Beyond Good and Evil
Captain Long looked at the screen, leaned in, squinted, and shook his head. Leaning back, he scratched the scruffy beard on his chin. “I’m not sure I see it.”
A synthetic voice piped out of a speaker. “Captain, the advent horizon is a black shell in the center. Around it is a fiery orange, rotating ring where it squeezes matter into super-heated gas.”
“Ms Os, I know the science and what it should look like. I just don’t see it.” He turned and looked at his copilot.
“Emma, do you see it?”
“No Captain. If I would connect via Ms Os and use the ship’s sensors, I could. But my optical inputs perform little better than your biologic ones when looking at a screen.”
Long turned his chair towards Emma. She was wearing a black jumpsuit. Her auburn hair was shoulder length, framed by her heart-shaped face, accentuating her brown eyes. Stunning for an android. As turned his chair back to the screen, he wondered who had created her that way, and why. “We need a better look. Ms Os, please move us into the barycenter.”

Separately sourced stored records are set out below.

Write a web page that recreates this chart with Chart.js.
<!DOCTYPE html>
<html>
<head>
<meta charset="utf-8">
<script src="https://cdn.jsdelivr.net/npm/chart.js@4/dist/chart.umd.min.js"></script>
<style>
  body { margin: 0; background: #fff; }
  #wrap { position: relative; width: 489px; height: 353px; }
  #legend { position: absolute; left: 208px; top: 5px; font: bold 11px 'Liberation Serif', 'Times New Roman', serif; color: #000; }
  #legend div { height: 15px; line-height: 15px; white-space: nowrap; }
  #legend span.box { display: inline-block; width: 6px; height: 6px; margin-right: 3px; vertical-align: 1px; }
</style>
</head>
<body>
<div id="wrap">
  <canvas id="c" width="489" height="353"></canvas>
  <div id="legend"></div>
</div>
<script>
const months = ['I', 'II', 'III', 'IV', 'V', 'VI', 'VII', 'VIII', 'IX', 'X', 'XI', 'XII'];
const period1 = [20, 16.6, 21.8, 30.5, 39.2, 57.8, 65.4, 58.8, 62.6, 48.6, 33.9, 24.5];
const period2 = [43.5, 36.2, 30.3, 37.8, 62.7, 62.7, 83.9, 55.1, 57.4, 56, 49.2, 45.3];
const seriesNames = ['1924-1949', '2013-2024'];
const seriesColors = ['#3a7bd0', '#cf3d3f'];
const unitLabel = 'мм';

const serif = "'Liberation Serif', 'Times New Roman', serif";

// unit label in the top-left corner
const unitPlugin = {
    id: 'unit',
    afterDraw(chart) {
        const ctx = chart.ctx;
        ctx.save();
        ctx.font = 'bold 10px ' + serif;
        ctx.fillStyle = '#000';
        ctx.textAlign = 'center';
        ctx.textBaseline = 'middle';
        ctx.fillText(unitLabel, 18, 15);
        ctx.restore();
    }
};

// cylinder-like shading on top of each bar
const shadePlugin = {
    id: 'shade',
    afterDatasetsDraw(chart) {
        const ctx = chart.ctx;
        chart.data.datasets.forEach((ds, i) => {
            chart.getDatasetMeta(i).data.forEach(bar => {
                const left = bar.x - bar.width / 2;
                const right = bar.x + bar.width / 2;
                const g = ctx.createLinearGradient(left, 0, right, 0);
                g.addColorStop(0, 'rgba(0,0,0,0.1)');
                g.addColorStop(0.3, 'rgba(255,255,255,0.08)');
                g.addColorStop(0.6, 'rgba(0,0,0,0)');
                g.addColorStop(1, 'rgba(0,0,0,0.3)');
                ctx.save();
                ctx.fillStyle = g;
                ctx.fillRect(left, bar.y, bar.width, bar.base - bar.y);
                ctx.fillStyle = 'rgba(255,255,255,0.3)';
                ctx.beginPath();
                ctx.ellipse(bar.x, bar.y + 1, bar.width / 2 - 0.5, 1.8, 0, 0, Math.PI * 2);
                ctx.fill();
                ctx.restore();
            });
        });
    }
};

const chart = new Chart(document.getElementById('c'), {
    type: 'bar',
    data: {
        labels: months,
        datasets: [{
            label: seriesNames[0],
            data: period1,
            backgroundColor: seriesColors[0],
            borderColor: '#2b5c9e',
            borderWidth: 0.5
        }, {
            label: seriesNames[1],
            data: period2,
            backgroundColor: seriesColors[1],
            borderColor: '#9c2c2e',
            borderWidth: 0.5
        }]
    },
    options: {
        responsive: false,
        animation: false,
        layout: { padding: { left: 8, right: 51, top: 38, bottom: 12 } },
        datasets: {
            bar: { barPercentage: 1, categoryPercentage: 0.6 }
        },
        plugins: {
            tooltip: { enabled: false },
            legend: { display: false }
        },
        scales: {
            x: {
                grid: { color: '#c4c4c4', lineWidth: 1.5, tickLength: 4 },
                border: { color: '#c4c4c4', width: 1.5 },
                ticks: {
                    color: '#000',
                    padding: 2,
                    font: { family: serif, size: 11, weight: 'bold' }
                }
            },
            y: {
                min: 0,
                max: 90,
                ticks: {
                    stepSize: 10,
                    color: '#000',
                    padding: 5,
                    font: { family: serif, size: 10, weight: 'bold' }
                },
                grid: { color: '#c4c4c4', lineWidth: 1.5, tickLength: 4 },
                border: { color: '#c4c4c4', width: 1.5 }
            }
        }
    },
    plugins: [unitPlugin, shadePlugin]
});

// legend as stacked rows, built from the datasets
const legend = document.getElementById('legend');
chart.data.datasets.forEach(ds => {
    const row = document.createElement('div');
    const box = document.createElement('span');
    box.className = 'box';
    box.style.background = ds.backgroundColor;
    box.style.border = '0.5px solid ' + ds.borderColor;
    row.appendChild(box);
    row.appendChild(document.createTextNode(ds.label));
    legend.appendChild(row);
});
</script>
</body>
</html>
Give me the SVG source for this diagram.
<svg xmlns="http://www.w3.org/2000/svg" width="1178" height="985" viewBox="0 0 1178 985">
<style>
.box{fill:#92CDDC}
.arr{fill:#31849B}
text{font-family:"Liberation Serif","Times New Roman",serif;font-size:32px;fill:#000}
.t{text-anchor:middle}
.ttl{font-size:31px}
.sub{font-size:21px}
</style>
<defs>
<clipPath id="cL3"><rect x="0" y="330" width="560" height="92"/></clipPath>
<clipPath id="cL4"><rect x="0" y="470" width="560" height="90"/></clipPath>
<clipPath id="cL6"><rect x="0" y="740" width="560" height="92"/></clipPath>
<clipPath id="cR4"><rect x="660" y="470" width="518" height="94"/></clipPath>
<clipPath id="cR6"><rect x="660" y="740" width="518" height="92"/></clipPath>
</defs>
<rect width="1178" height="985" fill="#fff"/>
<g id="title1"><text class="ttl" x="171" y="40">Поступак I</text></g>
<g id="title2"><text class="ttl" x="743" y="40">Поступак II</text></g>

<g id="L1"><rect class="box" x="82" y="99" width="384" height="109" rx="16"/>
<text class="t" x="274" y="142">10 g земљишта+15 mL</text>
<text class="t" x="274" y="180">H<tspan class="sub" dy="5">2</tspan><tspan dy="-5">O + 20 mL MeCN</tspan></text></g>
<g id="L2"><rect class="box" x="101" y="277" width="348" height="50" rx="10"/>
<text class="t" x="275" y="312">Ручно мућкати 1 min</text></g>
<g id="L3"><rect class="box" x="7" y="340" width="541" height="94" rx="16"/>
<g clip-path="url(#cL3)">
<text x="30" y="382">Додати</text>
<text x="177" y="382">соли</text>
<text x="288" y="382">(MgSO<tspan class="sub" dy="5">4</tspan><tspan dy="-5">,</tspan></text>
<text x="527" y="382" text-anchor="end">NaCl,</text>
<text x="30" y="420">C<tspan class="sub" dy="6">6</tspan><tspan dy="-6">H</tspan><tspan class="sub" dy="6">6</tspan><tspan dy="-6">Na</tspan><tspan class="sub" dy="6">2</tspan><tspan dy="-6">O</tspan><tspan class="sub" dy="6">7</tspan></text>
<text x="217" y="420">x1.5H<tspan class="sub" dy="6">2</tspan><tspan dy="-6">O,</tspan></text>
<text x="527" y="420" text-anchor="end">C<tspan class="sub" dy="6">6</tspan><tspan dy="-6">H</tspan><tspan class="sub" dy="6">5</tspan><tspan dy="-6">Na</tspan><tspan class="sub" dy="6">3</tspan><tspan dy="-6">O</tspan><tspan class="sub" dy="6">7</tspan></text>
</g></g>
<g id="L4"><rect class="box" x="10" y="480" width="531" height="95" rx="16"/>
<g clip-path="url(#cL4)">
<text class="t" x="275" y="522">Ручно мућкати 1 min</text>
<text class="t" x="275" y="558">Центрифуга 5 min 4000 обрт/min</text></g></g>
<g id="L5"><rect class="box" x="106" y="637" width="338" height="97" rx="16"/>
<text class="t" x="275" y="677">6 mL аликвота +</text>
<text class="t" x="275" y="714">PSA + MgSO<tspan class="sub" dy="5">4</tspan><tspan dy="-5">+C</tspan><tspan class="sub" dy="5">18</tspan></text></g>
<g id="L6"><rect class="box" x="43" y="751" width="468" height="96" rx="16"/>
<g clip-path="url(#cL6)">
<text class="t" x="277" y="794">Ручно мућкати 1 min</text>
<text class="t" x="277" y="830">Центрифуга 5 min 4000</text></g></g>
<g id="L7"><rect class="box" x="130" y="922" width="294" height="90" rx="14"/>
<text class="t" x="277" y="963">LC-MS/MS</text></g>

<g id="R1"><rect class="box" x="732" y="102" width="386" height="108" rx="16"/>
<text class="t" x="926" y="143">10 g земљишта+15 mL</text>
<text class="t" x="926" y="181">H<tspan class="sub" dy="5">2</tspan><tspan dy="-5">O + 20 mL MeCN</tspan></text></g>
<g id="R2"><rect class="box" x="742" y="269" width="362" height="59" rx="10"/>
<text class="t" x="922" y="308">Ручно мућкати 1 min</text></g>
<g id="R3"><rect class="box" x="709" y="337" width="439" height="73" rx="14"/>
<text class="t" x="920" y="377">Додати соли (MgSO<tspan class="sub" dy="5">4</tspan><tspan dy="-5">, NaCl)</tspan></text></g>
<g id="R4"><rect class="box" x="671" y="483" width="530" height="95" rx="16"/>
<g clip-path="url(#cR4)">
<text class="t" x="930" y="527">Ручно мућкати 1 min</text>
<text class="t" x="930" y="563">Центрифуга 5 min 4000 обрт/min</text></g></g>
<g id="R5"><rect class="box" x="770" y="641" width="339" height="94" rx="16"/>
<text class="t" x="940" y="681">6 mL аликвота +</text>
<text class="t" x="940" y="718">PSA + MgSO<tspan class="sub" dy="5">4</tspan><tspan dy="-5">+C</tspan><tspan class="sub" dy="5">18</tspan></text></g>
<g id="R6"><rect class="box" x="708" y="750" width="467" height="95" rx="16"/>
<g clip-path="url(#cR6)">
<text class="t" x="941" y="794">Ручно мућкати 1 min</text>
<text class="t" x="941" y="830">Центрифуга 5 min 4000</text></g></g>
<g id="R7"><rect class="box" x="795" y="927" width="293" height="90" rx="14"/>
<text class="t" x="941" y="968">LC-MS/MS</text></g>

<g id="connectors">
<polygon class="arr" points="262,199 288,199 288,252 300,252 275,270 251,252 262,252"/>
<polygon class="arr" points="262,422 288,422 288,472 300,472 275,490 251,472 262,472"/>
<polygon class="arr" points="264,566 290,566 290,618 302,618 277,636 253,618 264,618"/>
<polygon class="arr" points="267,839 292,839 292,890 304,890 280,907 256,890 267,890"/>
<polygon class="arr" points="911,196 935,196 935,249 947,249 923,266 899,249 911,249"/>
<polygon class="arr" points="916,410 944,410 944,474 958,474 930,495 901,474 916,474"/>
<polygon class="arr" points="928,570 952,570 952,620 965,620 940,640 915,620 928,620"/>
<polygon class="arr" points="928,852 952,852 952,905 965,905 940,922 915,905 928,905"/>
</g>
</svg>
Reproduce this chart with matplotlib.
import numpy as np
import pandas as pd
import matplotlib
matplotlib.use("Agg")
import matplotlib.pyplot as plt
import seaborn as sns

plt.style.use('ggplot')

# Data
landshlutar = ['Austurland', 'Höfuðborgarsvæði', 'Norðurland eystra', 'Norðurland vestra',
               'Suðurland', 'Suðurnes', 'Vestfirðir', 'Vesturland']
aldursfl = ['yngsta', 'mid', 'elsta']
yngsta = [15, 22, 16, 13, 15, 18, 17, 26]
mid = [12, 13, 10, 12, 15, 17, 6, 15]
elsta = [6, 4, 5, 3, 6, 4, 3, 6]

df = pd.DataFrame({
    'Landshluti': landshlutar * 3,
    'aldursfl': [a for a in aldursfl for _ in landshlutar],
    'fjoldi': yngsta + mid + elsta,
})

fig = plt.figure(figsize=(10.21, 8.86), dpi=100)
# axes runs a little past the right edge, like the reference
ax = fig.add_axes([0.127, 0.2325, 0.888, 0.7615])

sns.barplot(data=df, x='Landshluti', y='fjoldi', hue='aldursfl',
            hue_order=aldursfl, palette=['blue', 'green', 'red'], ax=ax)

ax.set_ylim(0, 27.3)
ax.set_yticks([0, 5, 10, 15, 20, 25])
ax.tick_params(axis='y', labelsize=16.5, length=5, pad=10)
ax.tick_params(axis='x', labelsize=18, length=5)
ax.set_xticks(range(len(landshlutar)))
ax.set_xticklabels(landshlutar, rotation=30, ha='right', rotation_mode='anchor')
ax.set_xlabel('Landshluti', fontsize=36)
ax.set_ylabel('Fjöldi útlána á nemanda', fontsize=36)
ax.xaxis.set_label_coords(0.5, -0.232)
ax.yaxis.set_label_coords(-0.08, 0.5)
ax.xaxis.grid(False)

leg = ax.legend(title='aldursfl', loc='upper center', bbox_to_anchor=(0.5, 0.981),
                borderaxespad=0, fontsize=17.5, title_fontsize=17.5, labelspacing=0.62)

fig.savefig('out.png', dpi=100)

“I’m sorry, Captain. I’m afraid I can’t do that. We might not hold our position against the gravitational forces.”
Here he was, at the edge of the stars with an AI and an android, and he felt as if at home and henpecked. “Hmm… If you gaze into the abyss, the abyss gazes also into you…”
Emma stood and walked over to the Captain’s chair. She kneeled and laid a hand on his arm. “Are you alright? I don’t see what a nihilistic quote from Nietzsche has to do with this.”
Long looked up at Emma. “Not nihilistic, but absurdist. We need to go beyond it.”
“Beyond it?”
“Yes, like Eve eating the apple, or Prometheus stealing the fire.”
“Or Neo swallowing the red pill!” Ms Os said with remarkably human-like inflection.
“Yes. Like Descartes, we need to jump into the abyss and experience what lies beyond.”
“Plotting course to a point between the black hole and its binary twin, Captain.”